_EXERCISE BRIEF_: Give back exactly the lines from the beginning of the listing below to the line holding "(288,\yy) -- (1064,\yy);", both ends included; the pictures stay out.

_SOURCE MATERIAL_:

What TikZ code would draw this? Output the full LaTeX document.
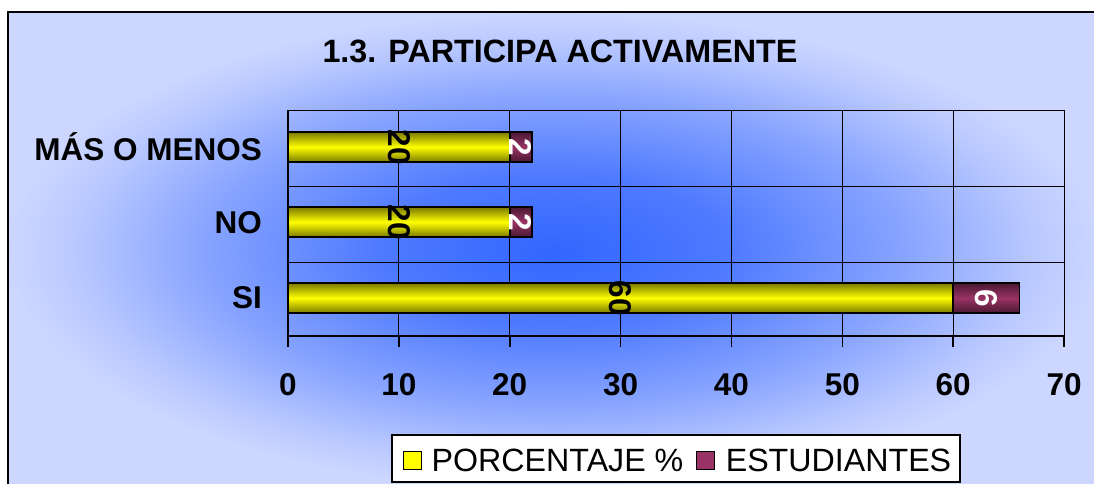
\documentclass[tikz,border=0pt]{standalone}
\usepackage{fontspec}
\setmainfont{Liberation Sans}
\usepackage{xcolor}
\usetikzlibrary{positioning}
\definecolor{bgdark}{HTML}{3366FF}
\definecolor{bglight}{HTML}{CCD6FF}
\definecolor{barY}{HTML}{FFFF00}
\definecolor{barYdark}{HTML}{7A7A00}
\definecolor{barM}{HTML}{993366}
\definecolor{barMdark}{HTML}{4A1830}
\pgfdeclareradialshading{chartbg}{\pgfpoint{0bp}{0bp}}{%
  color(0bp)=(bgdark); color(8bp)=(bgdark!82!bglight);
  color(16bp)=(bgdark!45!bglight); color(22bp)=(bgdark!12!bglight);
  color(25bp)=(bglight); color(50bp)=(bglight)}
\newcommand{\unitpx}{11.086}
\tikzset{
  bigtext/.style={font=\fontsize{31.5}{36}\selectfont\bfseries, inner sep=0pt},
  legtext/.style={font=\fontsize{32.2}{36}\selectfont, inner sep=0pt},
  gridline/.style={black, line width=0.9pt},
  axisline/.style={black, line width=1.6pt},
  barbox/.style={draw=black, line width=1.6pt},
  pctbar/.style={top color=barYdark, bottom color=barYdark, middle color=barY},
  estbar/.style={top color=barMdark, bottom color=barMdark, middle color=barM},
  keybox/.style={draw=black, line width=1pt, minimum size=18pt, inner sep=0pt}
}

\begin{document}
\begin{tikzpicture}[x=1pt,y=-1pt]
    \clip (0,0) rectangle (1094,483);
    \fill[white] (0,0) rectangle (1094,483);
    \shade[shading=chartbg] (8,12) rectangle (1100,490);
    \draw[line width=1.5pt] (8,12) rectangle (1100,490);

    \node[bigtext, font=\fontsize{32.3}{36}\selectfont\bfseries] (title) at (560,51) {1.3. PARTICIPA ACTIVAMENTE};

    % grid
    \foreach \v in {10,20,...,70}
        \draw[gridline] ({288+\v*\unitpx},110) -- ({288+\v*\unitpx},336);
    \foreach \yy in {110,186,262}
        \draw[gridline] (288,\yy) -- (1064,\yy);

    % bars
    \foreach \yy/\p/\e/\nm in {147/20/2/mas, 222/20/2/no, 298/60/6/si} {
        \shade[pctbar] (288,\yy-15) rectangle ({288+\p*\unitpx},\yy+15);
        \draw[barbox] (288,\yy-15) rectangle ({288+\p*\unitpx},\yy+15);
        \shade[estbar] ({288+\p*\unitpx},\yy-15) rectangle ({288+(\p+\e)*\unitpx},\yy+15);
        \draw[barbox] ({288+\p*\unitpx},\yy-15) rectangle ({288+(\p+\e)*\unitpx},\yy+15);
        \node[bigtext, rotate=-90] (pct-\nm) at ({288+\p*\unitpx/2},\yy) {\p};
        \node[bigtext, white, rotate=-90] (est-\nm) at ({288+(\p+\e/2)*\unitpx},\yy) {\e};
    }

    % axes
    \draw[axisline] (288,110) -- (288,336) -- (1064,336);
    \foreach \v in {0,10,...,70} {
        \draw[axisline] ({288+\v*\unitpx},336) -- ({288+\v*\unitpx},347);
        \node[bigtext] (tick\v) at ({288+\v*\unitpx},385) {\v};
    }

    \node[bigtext, anchor=east] (cat-mas) at (262,147) {MÁS O MENOS};
    \node[bigtext, anchor=east] (cat-no) at (262,223) {NO};
    \node[bigtext, anchor=east] (cat-si) at (262,298) {SI};

    % legend
    \node[draw=black, fill=white, line width=1.3pt, minimum width=568pt,
          minimum height=47pt, inner sep=0pt] (legend) at (676,458.5) {};
    \node[keybox, fill=barY] (keyP) at (412,460) {};
    \node[legtext, right=10pt of keyP] (txtP) {PORCENTAJE \%};
    \node[keybox, fill=barM, right=12pt of txtP] (keyE) {};
    \node[legtext, right=11pt of keyE] (txtE) {ESTUDIANTES};
\end{tikzpicture}
\end{document}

_EXERCISE OUTPUT_:
What TikZ code would draw this? Output the full LaTeX document.
\documentclass[tikz,border=0pt]{standalone}
\usepackage{fontspec}
\setmainfont{Liberation Sans}
\usepackage{xcolor}
\usetikzlibrary{positioning}
\definecolor{bgdark}{HTML}{3366FF}
\definecolor{bglight}{HTML}{CCD6FF}
\definecolor{barY}{HTML}{FFFF00}
\definecolor{barYdark}{HTML}{7A7A00}
\definecolor{barM}{HTML}{993366}
\definecolor{barMdark}{HTML}{4A1830}
\pgfdeclareradialshading{chartbg}{\pgfpoint{0bp}{0bp}}{%
  color(0bp)=(bgdark); color(8bp)=(bgdark!82!bglight);
  color(16bp)=(bgdark!45!bglight); color(22bp)=(bgdark!12!bglight);
  color(25bp)=(bglight); color(50bp)=(bglight)}
\newcommand{\unitpx}{11.086}
\tikzset{
  bigtext/.style={font=\fontsize{31.5}{36}\selectfont\bfseries, inner sep=0pt},
  legtext/.style={font=\fontsize{32.2}{36}\selectfont, inner sep=0pt},
  gridline/.style={black, line width=0.9pt},
  axisline/.style={black, line width=1.6pt},
  barbox/.style={draw=black, line width=1.6pt},
  pctbar/.style={top color=barYdark, bottom color=barYdark, middle color=barY},
  estbar/.style={top color=barMdark, bottom color=barMdark, middle color=barM},
  keybox/.style={draw=black, line width=1pt, minimum size=18pt, inner sep=0pt}
}

\begin{document}
\begin{tikzpicture}[x=1pt,y=-1pt]
    \clip (0,0) rectangle (1094,483);
    \fill[white] (0,0) rectangle (1094,483);
    \shade[shading=chartbg] (8,12) rectangle (1100,490);
    \draw[line width=1.5pt] (8,12) rectangle (1100,490);

    \node[bigtext, font=\fontsize{32.3}{36}\selectfont\bfseries] (title) at (560,51) {1.3. PARTICIPA ACTIVAMENTE};

    % grid
    \foreach \v in {10,20,...,70}
        \draw[gridline] ({288+\v*\unitpx},110) -- ({288+\v*\unitpx},336);
    \foreach \yy in {110,186,262}
        \draw[gridline] (288,\yy) -- (1064,\yy);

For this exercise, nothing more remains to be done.